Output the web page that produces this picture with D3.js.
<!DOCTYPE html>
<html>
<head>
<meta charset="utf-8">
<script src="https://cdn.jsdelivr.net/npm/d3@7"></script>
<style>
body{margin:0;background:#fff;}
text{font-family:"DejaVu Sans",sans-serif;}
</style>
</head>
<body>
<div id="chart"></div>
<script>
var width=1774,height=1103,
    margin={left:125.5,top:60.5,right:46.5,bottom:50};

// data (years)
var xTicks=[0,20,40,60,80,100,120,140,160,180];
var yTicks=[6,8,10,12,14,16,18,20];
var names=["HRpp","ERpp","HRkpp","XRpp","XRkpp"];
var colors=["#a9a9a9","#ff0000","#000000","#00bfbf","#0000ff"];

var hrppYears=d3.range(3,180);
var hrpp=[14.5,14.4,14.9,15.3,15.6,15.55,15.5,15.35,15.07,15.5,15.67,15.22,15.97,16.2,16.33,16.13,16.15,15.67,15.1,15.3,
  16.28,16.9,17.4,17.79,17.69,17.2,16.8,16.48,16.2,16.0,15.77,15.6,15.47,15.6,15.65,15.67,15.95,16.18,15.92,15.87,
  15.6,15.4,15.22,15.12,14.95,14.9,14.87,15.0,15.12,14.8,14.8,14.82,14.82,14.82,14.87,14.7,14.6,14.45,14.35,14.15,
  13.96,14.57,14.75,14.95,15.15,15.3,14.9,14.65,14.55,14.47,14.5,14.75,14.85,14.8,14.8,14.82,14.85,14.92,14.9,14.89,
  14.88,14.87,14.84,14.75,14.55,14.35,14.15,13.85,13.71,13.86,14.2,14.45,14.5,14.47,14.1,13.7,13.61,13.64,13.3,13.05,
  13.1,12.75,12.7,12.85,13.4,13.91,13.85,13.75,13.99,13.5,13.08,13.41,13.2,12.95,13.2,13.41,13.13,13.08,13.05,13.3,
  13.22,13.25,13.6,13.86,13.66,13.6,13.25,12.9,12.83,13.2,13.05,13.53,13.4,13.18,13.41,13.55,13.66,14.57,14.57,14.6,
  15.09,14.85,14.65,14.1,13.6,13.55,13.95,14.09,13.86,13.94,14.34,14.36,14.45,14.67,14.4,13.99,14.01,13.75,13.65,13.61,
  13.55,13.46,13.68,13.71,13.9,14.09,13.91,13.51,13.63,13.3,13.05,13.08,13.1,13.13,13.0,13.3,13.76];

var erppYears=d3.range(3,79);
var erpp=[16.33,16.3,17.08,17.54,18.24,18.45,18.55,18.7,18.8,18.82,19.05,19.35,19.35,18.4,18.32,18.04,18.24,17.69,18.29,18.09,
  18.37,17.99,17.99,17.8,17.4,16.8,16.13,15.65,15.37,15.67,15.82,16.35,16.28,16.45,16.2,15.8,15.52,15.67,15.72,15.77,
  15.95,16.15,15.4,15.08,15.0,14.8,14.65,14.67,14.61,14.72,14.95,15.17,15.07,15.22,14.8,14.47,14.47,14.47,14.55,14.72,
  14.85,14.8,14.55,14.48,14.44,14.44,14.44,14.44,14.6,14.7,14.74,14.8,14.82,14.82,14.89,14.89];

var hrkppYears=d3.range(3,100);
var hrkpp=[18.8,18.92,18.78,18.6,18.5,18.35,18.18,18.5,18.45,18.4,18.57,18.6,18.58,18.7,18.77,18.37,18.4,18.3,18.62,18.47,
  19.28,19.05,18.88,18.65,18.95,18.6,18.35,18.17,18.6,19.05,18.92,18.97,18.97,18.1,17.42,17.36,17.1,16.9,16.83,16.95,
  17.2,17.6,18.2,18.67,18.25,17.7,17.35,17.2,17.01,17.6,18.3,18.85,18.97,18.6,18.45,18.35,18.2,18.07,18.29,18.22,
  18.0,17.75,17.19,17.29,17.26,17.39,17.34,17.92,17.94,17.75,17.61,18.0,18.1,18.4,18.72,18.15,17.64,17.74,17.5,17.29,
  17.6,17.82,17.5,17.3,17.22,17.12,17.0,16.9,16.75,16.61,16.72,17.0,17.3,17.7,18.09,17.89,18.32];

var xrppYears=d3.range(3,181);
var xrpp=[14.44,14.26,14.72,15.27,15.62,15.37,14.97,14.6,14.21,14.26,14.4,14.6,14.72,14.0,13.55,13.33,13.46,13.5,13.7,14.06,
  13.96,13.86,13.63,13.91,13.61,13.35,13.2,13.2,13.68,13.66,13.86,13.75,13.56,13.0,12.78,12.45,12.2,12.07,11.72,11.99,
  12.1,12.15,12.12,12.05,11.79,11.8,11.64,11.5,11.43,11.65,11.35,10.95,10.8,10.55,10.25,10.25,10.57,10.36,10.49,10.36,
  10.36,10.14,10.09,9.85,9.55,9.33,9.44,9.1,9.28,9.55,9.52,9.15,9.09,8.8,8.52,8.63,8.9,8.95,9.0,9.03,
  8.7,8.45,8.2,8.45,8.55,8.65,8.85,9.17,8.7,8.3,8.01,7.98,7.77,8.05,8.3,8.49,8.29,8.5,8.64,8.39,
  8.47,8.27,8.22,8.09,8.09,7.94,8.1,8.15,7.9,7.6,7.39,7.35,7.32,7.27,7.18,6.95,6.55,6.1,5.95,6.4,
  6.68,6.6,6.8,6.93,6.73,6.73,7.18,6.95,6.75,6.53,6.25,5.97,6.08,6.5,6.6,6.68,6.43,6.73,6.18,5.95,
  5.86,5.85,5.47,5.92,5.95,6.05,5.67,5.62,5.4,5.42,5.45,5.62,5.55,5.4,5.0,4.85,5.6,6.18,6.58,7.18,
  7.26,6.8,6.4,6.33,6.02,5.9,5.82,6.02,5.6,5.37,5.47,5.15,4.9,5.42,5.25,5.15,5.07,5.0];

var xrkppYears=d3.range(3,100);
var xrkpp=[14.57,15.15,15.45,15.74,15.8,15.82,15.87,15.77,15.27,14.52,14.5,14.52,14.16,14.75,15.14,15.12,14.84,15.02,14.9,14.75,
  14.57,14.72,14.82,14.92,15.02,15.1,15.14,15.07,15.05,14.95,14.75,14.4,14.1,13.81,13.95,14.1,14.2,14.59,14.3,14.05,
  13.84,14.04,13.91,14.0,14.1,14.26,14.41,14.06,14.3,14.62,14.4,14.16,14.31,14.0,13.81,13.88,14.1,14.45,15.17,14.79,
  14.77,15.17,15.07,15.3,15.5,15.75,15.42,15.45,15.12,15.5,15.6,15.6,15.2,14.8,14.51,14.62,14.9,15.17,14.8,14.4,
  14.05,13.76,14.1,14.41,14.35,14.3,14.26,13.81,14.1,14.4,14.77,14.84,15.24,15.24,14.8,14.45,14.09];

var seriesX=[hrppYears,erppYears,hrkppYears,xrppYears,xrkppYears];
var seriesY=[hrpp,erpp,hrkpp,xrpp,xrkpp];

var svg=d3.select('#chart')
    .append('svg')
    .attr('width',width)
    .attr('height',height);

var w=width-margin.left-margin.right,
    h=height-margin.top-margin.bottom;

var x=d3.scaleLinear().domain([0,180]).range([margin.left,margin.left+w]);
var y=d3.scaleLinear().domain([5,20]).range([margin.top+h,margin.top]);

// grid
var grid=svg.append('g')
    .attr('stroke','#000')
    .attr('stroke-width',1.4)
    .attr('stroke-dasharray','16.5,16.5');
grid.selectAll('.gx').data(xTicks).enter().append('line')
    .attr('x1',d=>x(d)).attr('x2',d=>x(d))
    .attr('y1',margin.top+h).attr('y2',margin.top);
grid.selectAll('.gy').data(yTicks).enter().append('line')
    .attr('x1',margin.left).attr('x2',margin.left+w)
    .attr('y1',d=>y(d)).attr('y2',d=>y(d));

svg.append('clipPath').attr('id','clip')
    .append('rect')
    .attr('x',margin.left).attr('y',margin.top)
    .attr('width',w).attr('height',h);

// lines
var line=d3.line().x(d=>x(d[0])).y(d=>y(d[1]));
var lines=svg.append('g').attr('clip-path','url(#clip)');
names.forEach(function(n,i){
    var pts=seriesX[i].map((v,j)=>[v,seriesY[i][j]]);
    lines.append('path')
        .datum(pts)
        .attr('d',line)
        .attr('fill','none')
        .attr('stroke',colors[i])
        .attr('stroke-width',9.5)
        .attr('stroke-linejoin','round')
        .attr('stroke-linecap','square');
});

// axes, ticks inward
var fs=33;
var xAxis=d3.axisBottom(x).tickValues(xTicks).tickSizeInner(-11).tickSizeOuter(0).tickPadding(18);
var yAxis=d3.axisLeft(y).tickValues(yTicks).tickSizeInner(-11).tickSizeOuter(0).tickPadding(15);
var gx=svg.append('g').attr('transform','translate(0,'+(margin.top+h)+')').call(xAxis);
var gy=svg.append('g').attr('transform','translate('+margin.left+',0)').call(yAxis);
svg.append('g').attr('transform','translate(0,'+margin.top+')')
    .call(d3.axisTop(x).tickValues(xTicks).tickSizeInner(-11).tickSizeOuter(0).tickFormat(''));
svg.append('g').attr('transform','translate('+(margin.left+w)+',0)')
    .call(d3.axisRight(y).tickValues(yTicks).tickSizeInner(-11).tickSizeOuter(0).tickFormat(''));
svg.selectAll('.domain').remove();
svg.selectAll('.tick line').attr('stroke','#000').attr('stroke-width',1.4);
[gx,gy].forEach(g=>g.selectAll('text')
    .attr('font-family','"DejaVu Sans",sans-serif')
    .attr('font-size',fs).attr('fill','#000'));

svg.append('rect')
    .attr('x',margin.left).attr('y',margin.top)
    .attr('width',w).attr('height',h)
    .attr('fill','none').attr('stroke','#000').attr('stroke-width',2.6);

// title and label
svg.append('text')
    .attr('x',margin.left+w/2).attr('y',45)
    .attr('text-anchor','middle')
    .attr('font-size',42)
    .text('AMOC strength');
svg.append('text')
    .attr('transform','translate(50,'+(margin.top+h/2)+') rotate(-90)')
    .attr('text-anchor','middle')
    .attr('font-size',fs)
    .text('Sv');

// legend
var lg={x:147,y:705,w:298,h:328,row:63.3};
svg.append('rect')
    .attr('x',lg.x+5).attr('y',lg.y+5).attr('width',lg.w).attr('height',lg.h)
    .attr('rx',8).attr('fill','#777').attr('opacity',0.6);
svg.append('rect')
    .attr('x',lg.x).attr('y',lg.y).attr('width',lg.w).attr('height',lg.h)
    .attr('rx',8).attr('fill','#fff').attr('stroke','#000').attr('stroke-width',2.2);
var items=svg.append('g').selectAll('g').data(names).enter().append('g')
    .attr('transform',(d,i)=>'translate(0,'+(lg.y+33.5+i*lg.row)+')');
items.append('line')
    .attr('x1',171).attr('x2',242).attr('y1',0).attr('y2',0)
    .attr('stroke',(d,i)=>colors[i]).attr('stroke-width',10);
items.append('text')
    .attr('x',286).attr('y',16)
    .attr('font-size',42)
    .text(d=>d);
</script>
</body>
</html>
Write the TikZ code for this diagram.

Problem to work on: Copy every line in the records above that contains the word "this".

Answer to the task:
Output the web page that produces this picture with D3.js.
Write the TikZ code for this diagram.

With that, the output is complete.